◆ What is being asked ◆
Omit pictures and quote the listing below line by line, from its start through the line that holds "const diabeticMarked = [2, 3, 4, 5];".

>>>

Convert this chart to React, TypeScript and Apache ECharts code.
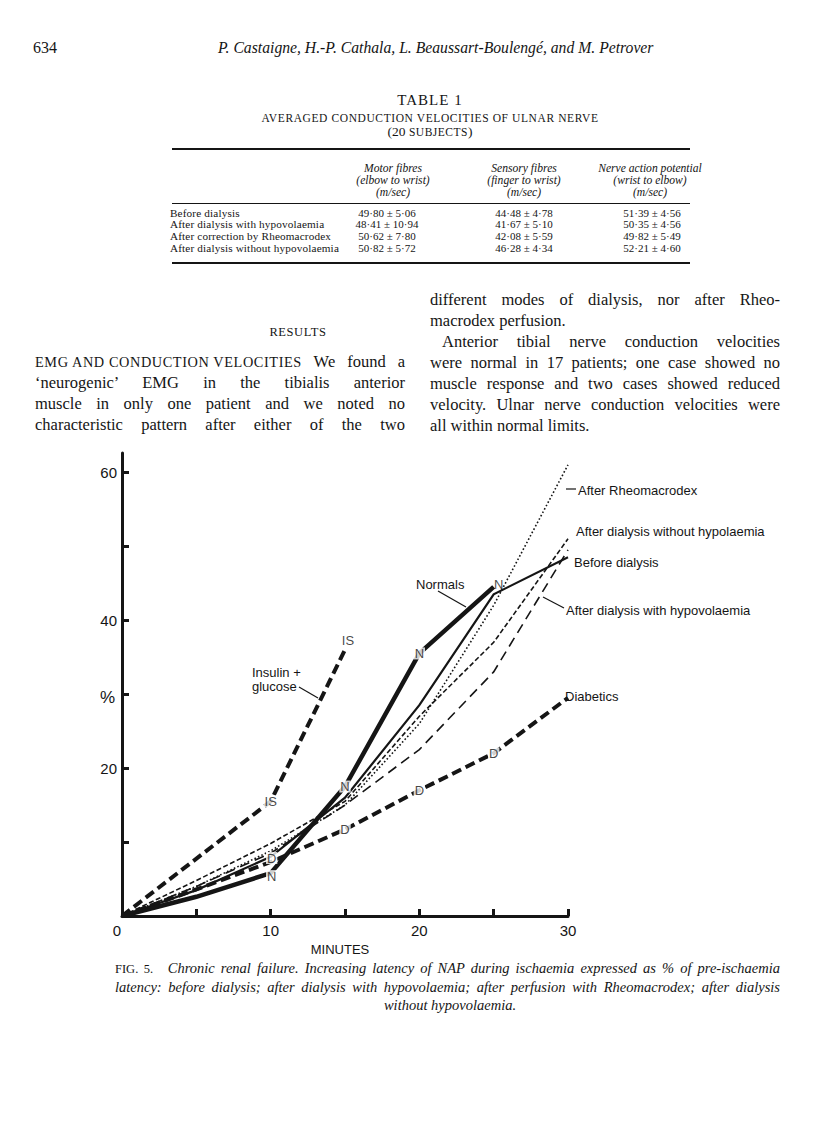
import React, { useEffect, useRef } from "react";
import * as echarts from "echarts";

// ---- axis ticks / labels ----
const xTicks = [0, 5, 10, 15, 20, 25, 30];
const xTickLabels = [0, 10, 20, 30];
const yTicks = [10, 20, 30, 40, 50, 60];
const yTickLabels = [20, 40, 60];

// ---- series (minutes, % increase of latency) ----
const isMinutes = [0, 10, 15];
const isValues = [0, 15.5, 36];

const normalMinutes = [0, 5, 10, 15, 20, 25];
const normalValues = [0, 2.6, 5.8, 17.5, 35.5, 44.5];

const diabeticMinutes = [0, 5, 10, 15, 20, 25, 30];
const diabeticValues = [0, 3.6, 7.3, 11.7, 17, 22, 29.5];

const stdMinutes = [0, 5, 10, 15, 20, 25, 30];
const beforeValues = [0, 3.5, 8, 16, 28.5, 43.5, 48.5];
const hypoValues = [0, 4, 8.5, 15, 22.5, 33, 49.5];
const rheoValues = [0, 4, 8.8, 15, 26, 42, 61];
const withoutValues = [0, 4.8, 9.8, 15.5, 27, 37, 51];

// indices of points carrying letter marks
const isMarked = [1, 2];
const normalMarked = [2, 3, 4, 5];
const diabeticMarked = [2, 3, 4, 5];

// ---- table ----
const tableRows = [
  "Before dialysis",
  "After dialysis with hypovolaemia",
  "After correction by Rheomacrodex",
  "After dialysis without hypovolaemia",
];
const motorFibres = ["49·80 ± 5·06", "48·41 ± 10·94", "50·62 ± 7·80", "50·82 ± 5·72"];
const sensoryFibres = ["44·48 ± 4·78", "41·67 ± 5·10", "42·08 ± 5·59", "46·28 ± 4·34"];
const napValues = ["51·39 ± 4·56", "50·35 ± 4·56", "49·82 ± 5·49", "52·21 ± 4·60"];

const SANS = '"Liberation Sans", Arial, Helvetica, sans-serif';
const SERIF = '"Liberation Serif", "Times New Roman", serif';
const INK = "#151515";

const zip = (xs: number[], ys: number[]) => xs.map((x, i) => [x, ys[i]]);

function lineSeries(name: string, xs: number[], ys: number[], width: number, type: any, z: number) {
  return {
    name,
    type: "line",
    data: zip(xs, ys),
    symbol: "none",
    showSymbol: false,
    color: INK,
    z,
    lineStyle: { color: INK, width, type, cap: "butt", join: "miter" },
    silent: true,
  };
}

function markSeries(text: string, xs: number[], ys: number[], idx: number[], offsets: Record<number, number[]>, endIdx: number[] = []) {
  return {
    type: "scatter",
    z: 10,
    color: INK,
    symbolSize: 0.01,
    itemStyle: { color: INK },
    silent: true,
    data: idx.map((i) => ({
      value: [xs[i], ys[i]],
      label: {
        offset: offsets[i] || [0, 0],
        backgroundColor: endIdx.includes(i) ? "transparent" : "#fff",
      },
    })),
    label: {
      show: true,
      position: "inside",
      formatter: text,
      fontFamily: SANS,
      fontSize: 13,
      color: INK,
      textBorderWidth: 0,
      textBorderColor: INK,
      backgroundColor: "#fff",
      padding: [0, 1],
      lineHeight: 12,
    },
  };
}

const abs = (left: number, top: number, extra: any = {}): React.CSSProperties => ({
  position: "absolute",
  left,
  top,
  whiteSpace: "nowrap",
  ...extra,
});

function Txt({ x, y, children, align = "left", size = 11, italic = false, lhf = 1.2, style = {} }: any) {
  const lh = Math.round(size * lhf);
  const tr = align === "center" ? "translateX(-50%)" : align === "right" ? "translateX(-100%)" : "none";
  return (
    <div
      style={abs(x, y - lh / 2, {
        fontFamily: SERIF,
        fontSize: size,
        lineHeight: lh + "px",
        fontStyle: italic ? "italic" : "normal",
        color: INK,
        transform: tr,
        ...style,
      })}
    >
      {children}
    </div>
  );
}

function JLine({ x, y, w, children, last = false, size = 16.5, indent = 0 }: any) {
  const lh = 20;
  return (
    <div
      style={{
        position: "absolute",
        left: x + indent,
        top: y - lh / 2,
        width: w - indent,
        fontFamily: SERIF,
        fontSize: size,
        lineHeight: lh + "px",
        color: INK,
        textAlign: last ? "left" : "justify",
        textAlignLast: last ? "left" : "justify",
        whiteSpace: "nowrap",
      } as React.CSSProperties}
    >
      {children}
    </div>
  );
}

export default function App() {
  const ref = useRef<HTMLDivElement>(null);

  useEffect(() => {
    if (!ref.current) return;
    const chart = echarts.init(ref.current, null, { renderer: "svg" });
    const text = (t: string, x: number, y: number, size = 13) => ({
      type: "text",
      x,
      y,
      silent: true,
      style: { text: t, font: `${size}px ${SANS}`, fill: INK, textVerticalAlign: "middle" },
    });
    const seg = (x1: number, y1: number, x2: number, y2: number) => ({
      type: "line",
      silent: true,
      shape: { x1, y1, x2, y2 },
      style: { stroke: INK, lineWidth: 1.2 },
    });
    chart.setOption({
      animation: false,
      backgroundColor: "transparent",
      color: [INK],
      grid: { left: 122, right: 248, top: 453, bottom: 226 },
      xAxis: {
        type: "value",
        min: 0,
        max: 30,
        axisLine: { lineStyle: { color: INK, width: 3 } },
        axisTick: { show: true, inside: true, length: 7, customValues: xTicks, lineStyle: { color: INK, width: 3 } },
        axisLabel: {
          customValues: xTickLabels,
          fontSize: 15,
          color: INK,
          fontFamily: SANS,
          margin: 7,
          formatter: (v: number) => (v === 0 ? "{z|0}" : String(v)),
          rich: { z: { fontSize: 15, fontFamily: SANS, color: INK, padding: [0, 10, 0, 0] } },
        },
        splitLine: { show: false },
        name: "MINUTES",
        nameLocation: "middle",
        nameGap: 27,
        nameTextStyle: { fontSize: 13, color: INK, fontFamily: SANS, padding: [0, 10, 0, 0] },
      },
      yAxis: {
        type: "value",
        min: 0,
        max: 62.6,
        axisLine: { lineStyle: { color: INK, width: 3 } },
        axisTick: { show: true, inside: true, length: 7, customValues: yTicks, lineStyle: { color: INK, width: 3 } },
        axisLabel: { customValues: yTickLabels, fontSize: 15, color: INK, fontFamily: SANS, margin: 5 },
        splitLine: { show: false },
      },
      series: [
        lineSeries("After Rheomacrodex", stdMinutes, rheoValues, 1.6, [1.6, 2.2], 2),
        lineSeries("After dialysis without hypolaemia", stdMinutes, withoutValues, 1.6, [5, 2.5], 2),
        lineSeries("After dialysis with hypovolaemia", stdMinutes, hypoValues, 1.6, [10, 6], 2),
        lineSeries("Before dialysis", stdMinutes, beforeValues, 2.2, "solid", 3),
        lineSeries("Diabetics", diabeticMinutes, diabeticValues, 4, [10, 5], 4),
        lineSeries("Insulin + glucose", isMinutes, isValues, 4, [10, 5], 4),
        lineSeries("Normals", normalMinutes, normalValues, 4.5, "solid", 5),
        markSeries("IS", isMinutes, isValues, isMarked, { 2: [3, -9] }, [2]),
        markSeries("N", normalMinutes, normalValues, normalMarked, { 2: [1, 3], 5: [5, -2] }, [5]),
        markSeries("D", diabeticMinutes, diabeticValues, diabeticMarked, { 2: [1, -4] }),
      ],
      graphic: [
        text("%", 100, 697, 17),
        text("Normals", 416, 584),
        seg(438, 591, 466, 607),
        text("Insulin +", 252, 672),
        text("glucose", 252, 686),
        seg(299, 687, 318, 698),
        seg(566, 489, 576, 489),
        text("After Rheomacrodex", 578, 490),
        text("After dialysis without hypolaemia", 576, 531),
        text("Before dialysis", 574, 562),
        seg(543, 597, 564, 608),
        text("After dialysis with hypovolaemia", 566, 610),
        text("Diabetics", 565, 696),
      ],
    });
    return () => chart.dispose();
  }, []);

  const colX = [393, 524, 650];
  const rowY = [212.5, 224.2, 235.9, 247.6];
  const rule = (top: number, h: number): React.CSSProperties => ({
    position: "absolute",
    left: 172,
    top,
    width: 518,
    height: h,
    background: INK,
  });

  return (
    <div style={{ position: "absolute", left: 0, top: 0, width: 816, height: 1142, background: "#fff", overflow: "hidden" }}>
      <div ref={ref} style={{ position: "absolute", left: 0, top: 0, width: 816, height: 1142 }} />

      {/* running head */}
      <Txt x={33} y={47} size={16}>634</Txt>
      <Txt x={218} y={47} size={15.7} italic>
        P. Castaigne, H.-P. Cathala, L. Beaussart-Boulengé, and M. Petrover
      </Txt>

      {/* table */}
      <Txt x={430} y={100} size={15} align="center" style={{ letterSpacing: 1 }}>TABLE 1</Txt>
      <Txt x={430} y={118} size={11.5} lhf={1} align="center" style={{ letterSpacing: 0.6 }}>
        AVERAGED CONDUCTION VELOCITIES OF ULNAR NERVE
      </Txt>
      <Txt x={430} y={132} size={13.5} lhf={1} align="center">
        (20 <span style={{ fontSize: 11.5, letterSpacing: 0.5 }}>SUBJECTS</span>)
      </Txt>
      <div style={rule(148, 2)} />
      <Txt x={colX[0]} y={169} size={11.6} lhf={0.9} italic align="center">Motor fibres</Txt>
      <Txt x={colX[0]} y={181} size={11.6} lhf={0.9} italic align="center">(elbow to wrist)</Txt>
      <Txt x={colX[0]} y={193} size={11.6} lhf={0.9} italic align="center">(m/sec)</Txt>
      <Txt x={colX[1]} y={169} size={11.6} lhf={0.9} italic align="center">Sensory fibres</Txt>
      <Txt x={colX[1]} y={181} size={11.6} lhf={0.9} italic align="center">(finger to wrist)</Txt>
      <Txt x={colX[1]} y={193} size={11.6} lhf={0.9} italic align="center">(m/sec)</Txt>
      <Txt x={colX[2]} y={169} size={11.6} lhf={0.9} italic align="center">Nerve action potential</Txt>
      <Txt x={colX[2]} y={181} size={11.6} lhf={0.9} italic align="center">(wrist to elbow)</Txt>
      <Txt x={colX[2]} y={193} size={11.6} lhf={0.9} italic align="center">(m/sec)</Txt>
      <div style={rule(203, 1)} />
      {tableRows.map((r, i) => (
        <React.Fragment key={r}>
          <Txt x={170} y={rowY[i]} size={11.2} lhf={0.9} style={{ letterSpacing: 0.15 }}>{r}</Txt>
          <Txt x={387} y={rowY[i]} size={11} lhf={0.9} align="center">{motorFibres[i]}</Txt>
          <Txt x={524} y={rowY[i]} size={11} lhf={0.9} align="center">{sensoryFibres[i]}</Txt>
          <Txt x={652} y={rowY[i]} size={11} lhf={0.9} align="center">{napValues[i]}</Txt>
        </React.Fragment>
      ))}
      <div style={rule(262, 2)} />

      {/* body text, left column */}
      <Txt x={298} y={332} size={12.5} align="center" style={{ letterSpacing: 0.6 }}>RESULTS</Txt>
      <JLine x={35} y={362} w={370}>
        <span style={{ display: "inline-block", fontSize: 14.3, letterSpacing: 0.6 }}>EMG AND CONDUCTION VELOCITIES</span>
        {" We found a"}
      </JLine>
      <JLine x={35} y={383} w={370}>‘neurogenic’ EMG in the tibialis anterior</JLine>
      <JLine x={35} y={404} w={370}>muscle in only one patient and we noted no</JLine>
      <JLine x={35} y={425} w={370}>characteristic pattern after either of the two</JLine>

      {/* body text, right column */}
      <JLine x={430} y={300} w={350}>different modes of dialysis, nor after Rheo-</JLine>
      <JLine x={430} y={321} w={350} last>macrodex perfusion.</JLine>
      <JLine x={430} y={342} w={350} indent={12}>Anterior tibial nerve conduction velocities</JLine>
      <JLine x={430} y={363} w={350}>were normal in 17 patients; one case showed no</JLine>
      <JLine x={430} y={384} w={350}>muscle response and two cases showed reduced</JLine>
      <JLine x={430} y={405} w={350}>velocity. Ulnar nerve conduction velocities were</JLine>
      <JLine x={430} y={426} w={350} last>all within normal limits.</JLine>

      {/* caption */}
      <JLine x={115} y={968} w={665} size={14.5}>
        <span style={{ fontStyle: "normal", fontSize: 12.5 }}>FIG. 5.</span>
        <i>{"\u2003Chronic renal failure. Increasing latency of NAP during ischaemia expressed as % of pre-ischaemia"}</i>
      </JLine>
      <JLine x={115} y={987} w={665} size={14.5}>
        <i>latency: before dialysis; after dialysis with hypovolaemia; after perfusion with Rheomacrodex; after dialysis</i>
      </JLine>
      <Txt x={450} y={1005} size={14.5} italic align="center">without hypovolaemia.</Txt>
    </div>
  );
}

<<<

◆ Result below ◆
Convert this chart to React, TypeScript and Apache ECharts code.
import React, { useEffect, useRef } from "react";
import * as echarts from "echarts";

// ---- axis ticks / labels ----
const xTicks = [0, 5, 10, 15, 20, 25, 30];
const xTickLabels = [0, 10, 20, 30];
const yTicks = [10, 20, 30, 40, 50, 60];
const yTickLabels = [20, 40, 60];

// ---- series (minutes, % increase of latency) ----
const isMinutes = [0, 10, 15];
const isValues = [0, 15.5, 36];

const normalMinutes = [0, 5, 10, 15, 20, 25];
const normalValues = [0, 2.6, 5.8, 17.5, 35.5, 44.5];

const diabeticMinutes = [0, 5, 10, 15, 20, 25, 30];
const diabeticValues = [0, 3.6, 7.3, 11.7, 17, 22, 29.5];

const stdMinutes = [0, 5, 10, 15, 20, 25, 30];
const beforeValues = [0, 3.5, 8, 16, 28.5, 43.5, 48.5];
const hypoValues = [0, 4, 8.5, 15, 22.5, 33, 49.5];
const rheoValues = [0, 4, 8.8, 15, 26, 42, 61];
const withoutValues = [0, 4.8, 9.8, 15.5, 27, 37, 51];

// indices of points carrying letter marks
const isMarked = [1, 2];
const normalMarked = [2, 3, 4, 5];
const diabeticMarked = [2, 3, 4, 5];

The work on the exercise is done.